FR: Welche Rolle spielt die anstehende Berichtssaison für die weitere Marktentwicklung – gerade in einem Umfeld voller geopolitischer und handelspolitischer Unsicherheiten?

Walter: Die Berichtssaison wird zum Realitätscheck. Besonders spannend ist, dass die Erwartungen für viele Unternehmen im Vorfeld gesenkt wurden – eine gängige Taktik, um positive Überraschungen zu ermöglichen. Doch die großen US-Tech-Werte bilden hier eine Ausnahme: Bei Alphabet, Microsoft und Co. wurden die Gewinnprognosen sogar leicht erhöht. Das spricht für Vertrauen in die Substanz. Entscheidend wird sein, ob sich erste Spuren des Zollchaos oder geopolitischer Spannungen in den Margen oder Konsumausgaben zeigen. Gerade bei kleineren US-Unternehmen aus dem Russell 2000, wo die Schätzungen bereits um zehn Prozent reduziert wurden, könnte es eine höhere Spreizung der Ergebnisse geben.

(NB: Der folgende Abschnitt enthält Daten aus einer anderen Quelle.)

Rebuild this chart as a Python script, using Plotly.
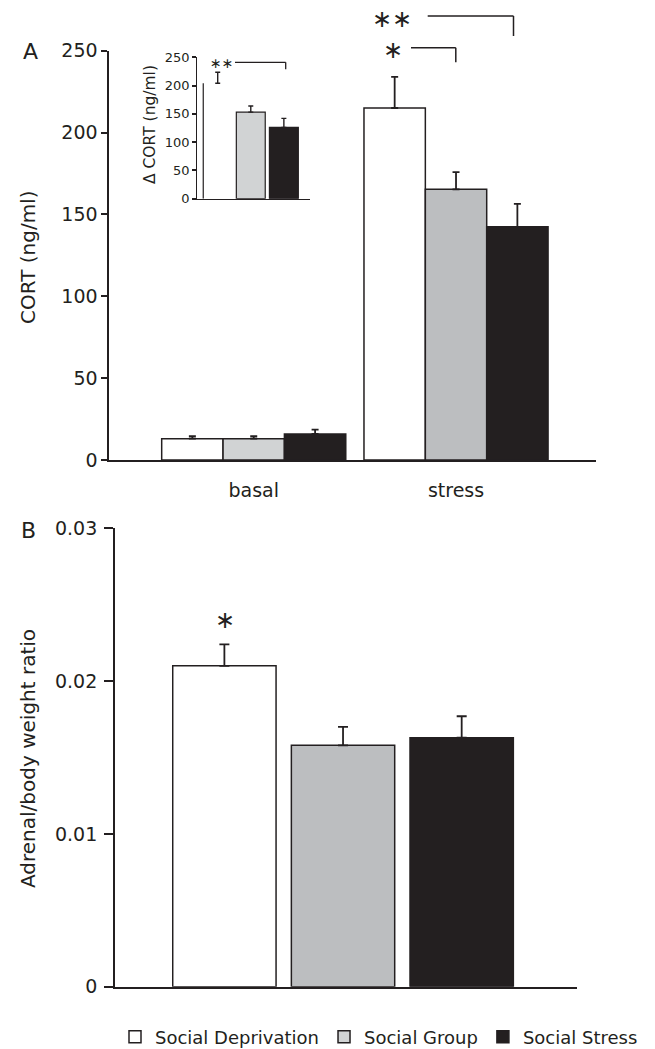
import plotly.graph_objects as go

W, H = 655, 1049
INK = "#231f20"
FONT = "DejaVu Sans"

# ---------------- data ----------------
groups = ["Social Deprivation", "Social Group", "Social Stress"]
conditions = ["basal", "stress"]

cort_basal = [13.0, 13.0, 15.9]
cort_basal_err = [1.5, 1.5, 2.6]
cort_stress = [215.0, 165.3, 142.4]
cort_stress_err = [19.0, 10.5, 14.0]

delta_cort = [204.0, 153.0, 126.0]
delta_cort_err = [19.5, 11.0, 16.0]

adrenal_ratio = [0.0210, 0.0158, 0.0163]
adrenal_ratio_err = [0.0014, 0.0012, 0.0014]

cort_ticks = [0, 50, 100, 150, 200, 250]
ratio_ticks = [0, 0.01, 0.02, 0.03]
ratio_ticklabels = ["0", "0.01", "0.02", "0.03"]

# ---------------- styles ----------------
fills_main = ["#ffffff", "#bcbec0", INK]
fills_light = ["#ffffff", "#d1d3d4", INK]


def px(x):
    return x / W


def py(y):
    return 1 - y / H


fig = go.Figure()

# Panel A: grouped bars
for i, g in enumerate(groups):
    fig.add_trace(go.Bar(
        x=conditions,
        y=[cort_basal[i], cort_stress[i]],
        name=g,
        marker=dict(color=[fills_light[i], fills_main[i]], line=dict(color=INK, width=1.5)),
        error_y=dict(type="data", array=[cort_basal_err[i], cort_stress_err[i]],
                     arrayminus=[0, 0], symmetric=False,
                     color=INK, thickness=1.8, width=3.5),
        xaxis="x", yaxis="y", showlegend=True,
    ))

# Inset: delta CORT
w_in = 0.874
for i, g in enumerate(groups):
    fig.add_trace(go.Bar(
        x=[g], y=[delta_cort[i]], name=g, width=w_in, offset=-w_in / 2,
        marker=dict(color=fills_light[i],
                    line=dict(color="#ffffff" if i == 0 else INK, width=1.2)),
        error_y=dict(type="data", array=[delta_cort_err[i]], arrayminus=[0], symmetric=False,
                     color=INK, thickness=1.4, width=2.5),
        xaxis="x3", yaxis="y3", showlegend=False,
    ))

# Panel B: adrenal/body weight ratio
w_b = 0.871
for i, g in enumerate(groups):
    fig.add_trace(go.Bar(
        x=[g], y=[adrenal_ratio[i]], name=g, width=w_b, offset=-w_b / 2,
        marker=dict(color=fills_main[i], line=dict(color=INK, width=1.5)),
        error_y=dict(type="data", array=[adrenal_ratio_err[i]], arrayminus=[0], symmetric=False,
                     color=INK, thickness=1.8, width=5),
        xaxis="x2", yaxis="y2", showlegend=False,
    ))


def axis(**kw):
    base = dict(showgrid=False, zeroline=False, showline=True, linecolor=INK, linewidth=1.8,
                tickfont=dict(family=FONT, size=19, color=INK), ticks="outside",
                tickcolor=INK, tickwidth=1.5)
    base.update(kw)
    return base


# inset left edge of the white bar (from data)
fig.add_shape(type="line", xref="x3", yref="y3", x0=-w_in / 2, x1=-w_in / 2,
              y0=0, y1=delta_cort[0], line=dict(color=INK, width=1.2))


# significance brackets (annotation graphics, paper coords)
def bracket(x0, x1, y0, y1, width=1.5):
    fig.add_shape(type="line", xref="paper", yref="paper", x0=px(x0), x1=px(x1),
                  y0=py(y0), y1=py(y0), line=dict(color=INK, width=width))
    fig.add_shape(type="line", xref="paper", yref="paper", x0=px(x1), x1=px(x1),
                  y0=py(y0), y1=py(y1), line=dict(color=INK, width=width))


bracket(427.7, 513.5, 16, 36)
bracket(411, 455.8, 47.7, 62.3)
bracket(235, 285.7, 62.3, 69.3, 1.3)


def text(x, y, t, size, angle=0, xanchor="center"):
    fig.add_annotation(x=px(x), y=py(y), xref="paper", yref="paper", text=t, showarrow=False,
                       textangle=angle, xanchor=xanchor, yanchor="middle",
                       font=dict(family=FONT, size=size, color=INK))


text(392, 19, "\u2217\u2217", 24)
text(393, 50, "\u2217", 24)
text(222, 63, "\u2217\u2217", 14)
text(224.5, 620, "\u2217", 24)
text(30, 52, "A", 22)
text(28, 530, "B", 22)
text(28, 258, "CORT (ng/ml)", 20, -90)
text(28, 759, "Adrenal/body weight ratio", 20, -90)
text(150, 125, "\u0394 CORT (ng/ml)", 15.5, -90)

fig.update_layout(
    width=W, height=H,
    margin=dict(l=0, r=0, t=0, b=0, pad=0, autoexpand=False),
    paper_bgcolor="white", plot_bgcolor="white",
    barmode="group", bargap=0.09, bargroupgap=0,
    font=dict(family=FONT, color=INK),
    xaxis=axis(ticks="", domain=[px(109.3), px(596)], range=[-0.714, 1.692],
               anchor="y", ticklabelstandoff=12),
    yaxis=axis(domain=[py(460), py(50.7)], range=[0, 250], tickvals=cort_ticks,
               ticklen=6, anchor="x"),
    xaxis2=axis(ticks="", domain=[px(115), px(577)], range=[-0.922, 2.972],
                showticklabels=False, anchor="y2",
                categoryorder="array", categoryarray=groups),
    yaxis2=axis(domain=[py(986.7), py(528.3)], range=[0, 0.03], tickvals=ratio_ticks,
                ticktext=ratio_ticklabels, ticklen=9, ticklabelstandoff=3, anchor="x2"),
    xaxis3=axis(ticks="", domain=[px(197.3), px(310)], range=[-0.617, 2.79],
                showticklabels=False, anchor="y3", linewidth=1.3,
                categoryorder="array", categoryarray=groups),
    yaxis3=axis(tickfont=dict(family=FONT, size=13, color=INK),
                domain=[py(198.7), py(57.3)], range=[0, 250], tickvals=cort_ticks,
                ticklen=4, linewidth=1.3, anchor="x3"),
    legend=dict(orientation="h", x=px(115), xanchor="left", y=py(1037), yanchor="middle",
                font=dict(family=FONT, size=18, color=INK), bgcolor="rgba(0,0,0,0)",
                traceorder="normal"),
)

fig.write_html("out.html", config={"displayModeBar": False},
               post_script="document.body.style.margin='0';document.body.style.padding='0';")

FR: Wie bewerten Sie das Verhältnis zwischen US- und deutschen Aktien? Ist der DAX derzeit eine günstigere Alternative zum S&P 500?

Walter: Bewertungsseitig wirkt der DAX mit einem KGV von rund 16 günstiger als der S&P 500 mit etwa 22. Aber das ist nur die halbe Wahrheit. Das US-Gewinnwachstum liegt 2025 voraussichtlich bei rund zehn Prozent – beim DAX eher bei fünf. Hinzu kommt: US-Unternehmen übertreffen regelmäßig die Erwartungen, während europäische häufiger enttäuschen. Deshalb ist der Bewertungsaufschlag in den USA fundamental gerechtfertigt. Anleger sollten außerdem nicht vergessen: Ein Investment in „den Weltmarkt“ über Indizes wie den MSCI World ist in Wirklichkeit stark USA-lastig. Das kann Chancen bieten, verlangt aber auch eine bewusste Risikoeinschätzung.